To express a fuller understanding of emptiness, I might point to exactly this season, and a tree in my backyard. The tree lost its leaves, and is now barren (I say this because I have a mental picture of this tree when it was green and ruffled). Examining the branches, I can almost see them responding to the tiny bits of increasing sunlight, right at the tips, where there is a swelling. Something pregnant is going on around here. Even in the dead of January, under a layer of ice, I have a choice as to how to feel the world. Is it dead, done, finished? No, it's dormant. How do I know? Because I have expanded with being to include many seasons of observation.

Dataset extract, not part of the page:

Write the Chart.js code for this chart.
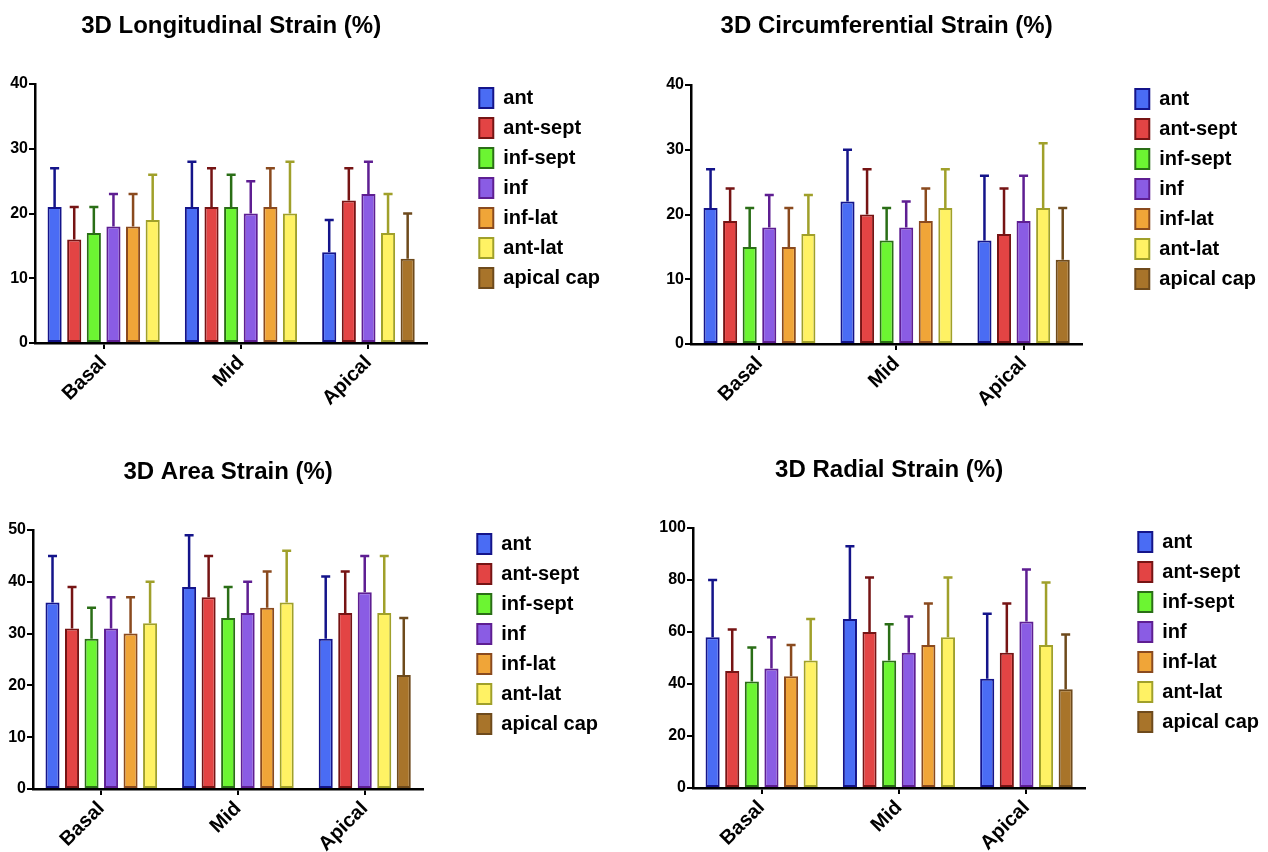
<!DOCTYPE html>
<html>
<head>
<meta charset="utf-8">
<script src="https://cdn.jsdelivr.net/npm/chart.js@4.4.1/dist/chart.umd.min.js"></script>
<style>
  body { margin: 0; background: #fff; overflow: hidden; }
  .panel { position: absolute; }
</style>
</head>
<body>
<div class="panel" style="left:0px;top:0px"><canvas id="longChart" width="610" height="410"></canvas></div>
<div class="panel" style="left:634px;top:0px"><canvas id="circChart" width="632" height="410"></canvas></div>
<div class="panel" style="left:0px;top:446px"><canvas id="areaChart" width="608" height="410"></canvas></div>
<div class="panel" style="left:634px;top:444px"><canvas id="radChart" width="635" height="410"></canvas></div>
<script>
const categories = ['Basal', 'Mid', 'Apical'];
const segments = ['ant', 'ant-sept', 'inf-sept', 'inf', 'inf-lat', 'ant-lat', 'apical cap'];

// one row per segment: [Basal, Mid, Apical]
const longMean = [[21, 21, 14], [16, 21, 22], [17, 21, null], [18, 20, 23], [18, 21, null], [19, 20, 17], [null, null, 13]];
const longSD   = [[6, 7, 5], [5, 6, 5], [4, 5, null], [5, 5, 5], [5, 6, null], [7, 8, 6], [null, null, 7]];

const circMean = [[21, 22, 16], [19, 20, 17], [15, 16, null], [18, 18, 19], [15, 19, null], [17, 21, 21], [null, null, 13]];
const circSD   = [[6, 8, 10], [5, 7, 7], [6, 5, null], [5, 4, 7], [6, 5, null], [6, 6, 10], [null, null, 8]];

const areaMean = [[36, 39, 29], [31, 37, 34], [29, 33, null], [31, 34, 38], [30, 35, null], [32, 36, 34], [null, null, 22]];
const areaSD   = [[9, 10, 12], [8, 8, 8], [6, 6, null], [6, 6, 7], [7, 7, null], [8, 10, 11], [null, null, 11]];

const radMean = [[58, 65, 42], [45, 60, 52], [41, 49, null], [46, 52, 64], [43, 55, null], [49, 58, 55], [null, null, 38]];
const radSD   = [[22, 28, 25], [16, 21, 19], [13, 14, null], [12, 14, 20], [12, 16, null], [16, 23, 24], [null, null, 21]];

const fills = ['#4a6cf4', '#e34444', '#6cf532', '#8a5ce4', '#f0a538', '#fff264', '#a8742a'];
const edges = ['#14148a', '#761414', '#2a6e16', '#5e1e92', '#8a4a1e', '#a0a02a', '#6e4a1c'];

const font = "'Liberation Sans', Arial, Helvetica, sans-serif";

// category axis where each group gets (bars + 1) slots, like Prism packs its groups
class GroupedCategoryScale extends Chart.CategoryScale {
  slotWeights() {
    const ds = this.chart.data.datasets;
    return this.chart.data.labels.map((l, i) =>
      1 + ds.filter(d => d.data[i] !== null && d.data[i] !== undefined).length);
  }
  slotSize() {
    const w = this.slotWeights();
    return this.width / w.reduce((a, b) => a + b, 0);
  }
  getPixelForValue(value) {
    if (typeof value !== 'number') value = this.parse(value);
    if (value === null || value === undefined || isNaN(value)) return NaN;
    const w = this.slotWeights();
    const total = w.reduce((a, b) => a + b, 0);
    let before = 0;
    for (let i = 0; i < value; i++) before += w[i];
    return this.getPixelForDecimal((before + w[value] / 2) / total);
  }
}
GroupedCategoryScale.id = 'groupedCategory';
GroupedCategoryScale.defaults = Chart.CategoryScale.defaults;
Chart.register(GroupedCategoryScale);

// bars sit one slot apart, whatever the number of bars in the group
class GapBarController extends Chart.BarController {
  _calculateBarIndexPixels(index, ruler) {
    const px = super._calculateBarIndexPixels(index, ruler);
    const pitch = this._cachedMeta.iScale.slotSize();
    const chunk = ruler.min * this.options.categoryPercentage / this._getStackCount(index);
    const k = pitch / chunk;
    const mid = ruler.pixels[index];
    const center = mid + (px.center - mid) * k;
    const size = px.size * k;
    return { base: center - size / 2, head: center + size / 2, center: center, size: size };
  }
}
GapBarController.id = 'gapBar';
GapBarController.defaults = Chart.BarController.defaults;
GapBarController.overrides = Chart.BarController.overrides;
Chart.register(GapBarController);

// upper error bars only
const errorBars = {
  id: 'errorBars',
  afterDatasetsDraw(chart) {
    const ctx = chart.ctx;
    const yScale = chart.scales.y;
    chart.data.datasets.forEach((ds, i) => {
      const meta = chart.getDatasetMeta(i);
      meta.data.forEach((bar, j) => {
        const v = ds.data[j];
        if (v === null || v === undefined) return;
        const top = yScale.getPixelForValue(v + ds.sd[j]);
        const cap = bar.width * 0.32;
        ctx.save();
        ctx.strokeStyle = ds.borderColor;
        ctx.lineWidth = 2.5;
        ctx.beginPath();
        ctx.moveTo(bar.x, bar.y);
        ctx.lineTo(bar.x, top);
        ctx.moveTo(bar.x - cap, top);
        ctx.lineTo(bar.x + cap, top);
        ctx.stroke();
        ctx.restore();
      });
    });
  }
};

function makeChart(id, title, means, sds, yMax, yStep, axisWidth, gapRight, plotTop, plotBottom) {
  const canvas = document.getElementById(id);
  const datasets = segments.map((name, i) => ({
    label: name,
    data: means[i],
    sd: sds[i],
    backgroundColor: fills[i],
    borderColor: edges[i],
    borderWidth: 2,
    borderSkipped: false,
    skipNull: true,
    barPercentage: 0.72,
    categoryPercentage: 0.9
  }));

  new Chart(canvas, {
    type: 'gapBar',
    data: { labels: categories, datasets: datasets },
    options: {
      responsive: false,
      animation: false,
      devicePixelRatio: 1,
      layout: { padding: 0 },
      scales: {
        x: {
          type: 'groupedCategory',
          offset: true,
          grid: { offset: false, drawOnChartArea: false, drawTicks: true, tickLength: 6, color: '#000', lineWidth: 2 },
          border: { display: true, color: '#000', width: 2.5 },
          ticks: { color: '#000', font: { family: font, size: 20, weight: 'bold' }, minRotation: 45, maxRotation: 45, padding: 2 },
          afterFit: (s) => { s.height = canvas.height - plotBottom; }
        },
        y: {
          type: 'linear',
          min: 0,
          max: yMax,
          ticks: { stepSize: yStep, color: '#000', font: { family: font, size: 16, weight: 'bold' }, padding: 1 },
          grid: { drawOnChartArea: false, drawTicks: true, tickLength: 6, color: '#000', lineWidth: 2 },
          border: { display: true, color: '#000', width: 2.5 },
          afterFit: (s) => { s.width = axisWidth; }
        },
        spacer: {
          type: 'linear',
          position: 'right',
          display: true,
          grid: { display: false },
          border: { display: false },
          ticks: { display: false },
          afterFit: (s) => { s.width = gapRight; }
        }
      },
      plugins: {
        title: {
          display: true,
          text: title,
          fullSize: false,
          color: '#000',
          font: { family: font, size: 24, weight: 'bold', lineHeight: 1.2 },
          padding: { top: 11.5, bottom: plotTop - 11.5 - 24 * 1.2 }
        },
        legend: {
          display: true,
          position: 'right',
          align: 'start',
          fullSize: true,
          maxWidth: 200,
          title: { display: true, text: '', font: { size: 10, lineHeight: 1 }, padding: { top: plotTop - 16, bottom: 0 } },
          labels: {
            boxWidth: 14,
            boxHeight: 20,
            padding: 10,
            color: '#000',
            font: { family: font, size: 20, weight: 'bold' }
          }
        },
        tooltip: { enabled: false }
      }
    },
    plugins: [errorBars]
  });
}

makeChart('longChart', '3D Longitudinal Strain (%)', longMean, longSD, 40, 10, 35, 42, 84, 343);
makeChart('circChart', '3D Circumferential Strain (%)', circMean, circSD, 40, 10, 57, 43, 85, 344);
makeChart('areaChart', '3D Area Strain (%)', areaMean, areaSD, 50, 10, 33, 44, 84, 343);
makeChart('radChart', '3D Radial Strain (%)', radMean, radSD, 100, 20, 59, 43, 84, 344);
</script>
</body>
</html>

In spring, there will be more swelling and then blossoms, in a short burst. Then they will wither. Are they dead, done, over? No. They are transforming. They are pregnant. Soon there will be fruit--more swelling, falling, withering on the ground (if not enjoyed by me). Is it finished? No. It is pregnant with new trees.

An intellect attempts to draw lines between the seasons of this tree, to map and predict the blossoming, fruiting and falling. Useful, because I want pears in autumn. But the Heart (no, not the valentine organ--deeper) understands the nonlinear, continual pregnancy involved in treeing. In seasoning. In lifeing. In being. Every pause is a pregnant one, even though an intellect might insist that it's meaningless. What we feel to be death, barrenness, absence, is the fertile ground of presence. At exactly what point does winter become spring? Does winter "go dormant" when summer is here?

How we ultimately state such presence is up to us. More to the point is how we ultimately choose to live it. There is a space that opens up when we see the machinations of the mind for what they are...that space is not meant to be "the end", but is again a pregnant opportunity to actually inhabit our very presence. To be truly in the moment, which means carrying the understanding of the longer moment of "winter", wrapped in a year, a lifetime, an aeon, a thinking, feeling, expressive human body.

Instead of denying the fact that we think and label and create stories, why not jump into that process with abandon, knowing all along the transitory nature, the beautiful seasons, the seemingly endless dormancy of such acts? Go ahead and build the church on a flood plain. The sacred nature isn't in the structure, how well it resists the weather, how many generations it stands. It is in the act of building it, of attending to the creation, the life and the death of the thing; some warm summer's day, a child will leap from a wide and mossy sill where the stained glass used to be, into the surrounding lake, fulfilling yet another sacred purpose in this silent being.